1. We’re supposed to limit the number of marginal comments we write on your draft.
For an essay of roughly 1000 words, research recommends that writing instructors add 10 marginal comments at most–both positive and negative. This means that you can’t assume you don’t need to revise something simply because your instructor didn’t comment on it. We’re supposed to pick roughly three areas you can improve on your essay so we don’t overwhelm you. So we comment on the three things that are most important and wait to comment on other areas in subsequent drafts (read: after you’ve revised the first three things).
2. There should be a hierarchical order to the long end comment we leave.
Writing instructors are encouraged to use the “criticism sandwich.” We open by commenting on something you did well and end with a second positive observation. It’s important to highlight what’s being done well in the paper so you’ll keep doing it and not delete it during revisions. This tactic also reminds everyone (both instructor and student) that teachers are there to help and encourage you, not just point out everything you did “wrong.”
After the positive opening, the comment should be listed in order of importance.

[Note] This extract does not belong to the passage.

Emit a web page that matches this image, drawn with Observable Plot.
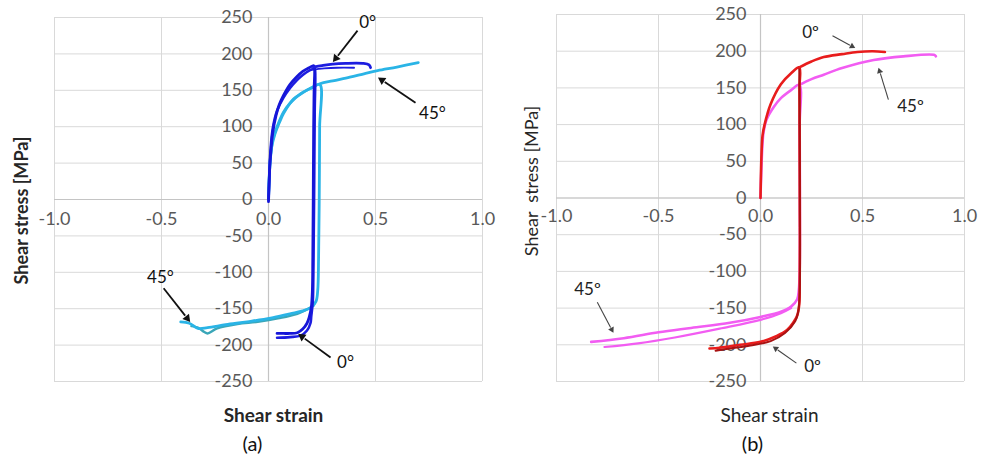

Comments on argument and global structure should go first because it’s imperative these areas be revised first. Comments on style and grammar go last because it’s less pressing for you to address them.
3. At the college level, we’re not really going to comment on grammar.
Even though a lot of students express dissatisfaction with their knowledge of grammar, we have to move on and help you with higher-level writing skills: how to form a logical argument, how to incorporate research and evidence, how to structure your paper. We hope you learned enough about grammar in middle and high school that, if you’re motivated, you can continue working on learning grammar on your own.
We also worry that if we comment on grammar, it will shift your focus away from what’s important in the revision process. There’s no reason for me to tell you to fix a problem with subject-verb agreement in a sentence in your draft if you’re just going to rewrite that sentence anyway. If I do fix the grammar, you might be discouraged from changing the sentence.
Recently a student came to my office and we spent over an hour going over the grammar and word choices in every sentence of her draft. She said she learned a lot and now recognized some of her own patterns of error. The problem? I had told her earlier that she had large-scale structural issues that needed to be addressed first. In some cases, she would have to entirely rewrite a paragraph or two to better convey her point. I now worry she won’t rewrite those paragraphs because the grammar in her current paragraphs has already been “fixed,” and she won’t want to risk introducing more errors into a second draft. If she makes this decision, it will hurt her grade because having a solid argument is weighted more in the rubric than having correct grammar.
4. But we do really want to correct your grammar.
We’re writing instructors. We like the English language. We’re obsessed about the correct use of the comma. On one level, we just really want to fix your grammar because it bugs us.
We also know that improving your grammar is beneficial for you but there may be nowhere for you to go. Your writing instructors aren’t supposed to focus on grammar. The tutors in the writing center aren’t supposed to comment on grammar. The students in your peer review group are often as uncomfortable with grammar as you are. If you aren’t motivated to study grammar more on your own, you may feel stuck. And we know that other teachers might not be as lenient as we are, that your struggles with grammar may be a problem for you in other classes if not in ours. We’re sorry.